A 10-Minute Pre-Market Platform Routine
Consistency before the open separates disciplined traders from reactive ones. Here's how to spend those 10 minutes:
- Check the economic calendar (2 minutes). Look for scheduled catalysts like Fed announcements, CPI releases, or jobs data that could spike volatility in SPY or QQQ.
- Mark key levels (3 minutes). Support and resistance from the prior session's close, overnight range, and any significant technical zones.
- Set price alerts (2 minutes). Let your platform notify you rather than requiring constant screen-watching.
- Define your trade scenarios (2 minutes). "If SPY breaks above X with volume, I enter long. If it fails at Y, I stay flat."
- Pre-stage your orders (1 minute).
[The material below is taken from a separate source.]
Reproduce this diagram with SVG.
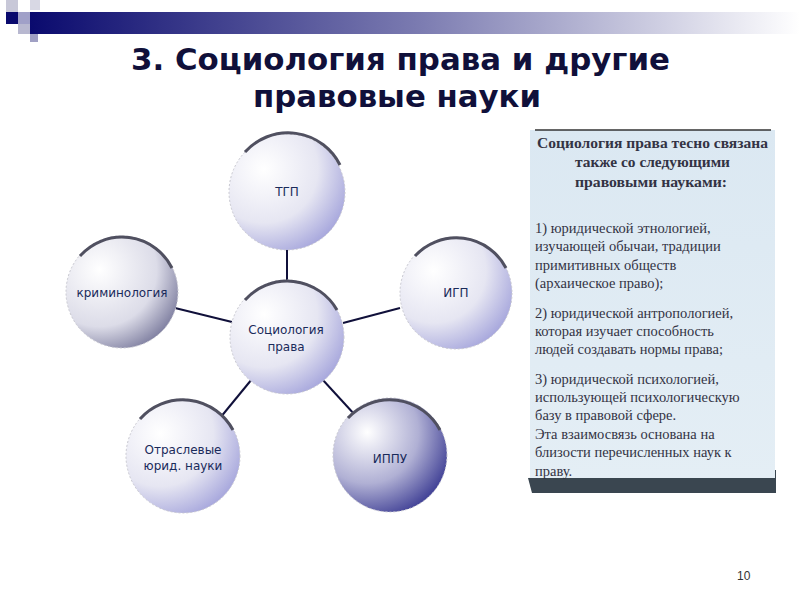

Having bracket orders ready to deploy means you're executing a plan, not making impulsive decisions under pressure.
A Repeatable 30 to 60-Minute ETF Day Trading Routine
The 30-Minute Plan
Time constraints aren't a weakness in ETF day trading for part-time traders. They're a built-in discipline filter.
With 30 minutes, your entire session follows a strict sequence:
- First 10 minutes: Scan your pre-built watchlist, check pre-market levels, and confirm whether your target ETF is showing a clean setup against a key level.
- Next 15 minutes: Your execution window. If the setup meets all your criteria, you enter, manage the trade, and exit. If it doesn't, you stand down completely.
- Final 5 minutes: Post-trade review. No exceptions, no extensions.
The "execute or stand down" decision point is non-negotiable. Ask yourself three questions before entering:
- Does price action confirm the setup?
- Is the risk-to-reward at least 2:1?
- Is volume supporting the move?
If any answer is no, the trade doesn't happen. One A+ trade per session beats three mediocre ones every time.
The 60-Minute Plan
The 60-minute routine gives you room for one additional setup scan, but the rules don't change.
- First 15 minutes: Pre-market prep.
- Next 35 minutes: Monitor up to two setups.
- Final 10 minutes: Review.
The key distinction: you're not doubling your trade frequency. You're giving yourself a backup opportunity if your primary setup fails to trigger cleanly.
Momentum-based ETF setups work particularly well in this extended window because you have time to watch price confirm a breakout rather than chasing it. Still, the one A+ trade mindset governs everything. If neither setup qualifies, you close your platform and move on, protecting both your capital and your mental edge for the next session.
Post-Trade Review in 5 Minutes
Consistent improvement doesn't come from trading more. It comes from reviewing smarter. A lightweight five-minute journal entry after every session compounds your edge faster than any indicator.
Use this simple template for each trade:
- Setup type: (e.g., breakout, pullback to VWAP)
- Entry reason: What specific condition triggered your entry
- Risk defined: Stop-loss level and dollar amount risked
- Outcome: Win, loss, or no-trade, with P&L
- Rule adherence: Did you follow your plan? Yes or no
- One improvement note: A single, specific observation to apply next session
That last field is the most valuable. Over 20 sessions, those notes become a personalized playbook that no generic trading course can replicate. The traders who improve fastest aren't the ones who trade the most. They're the ones who review with honesty and act on what they find.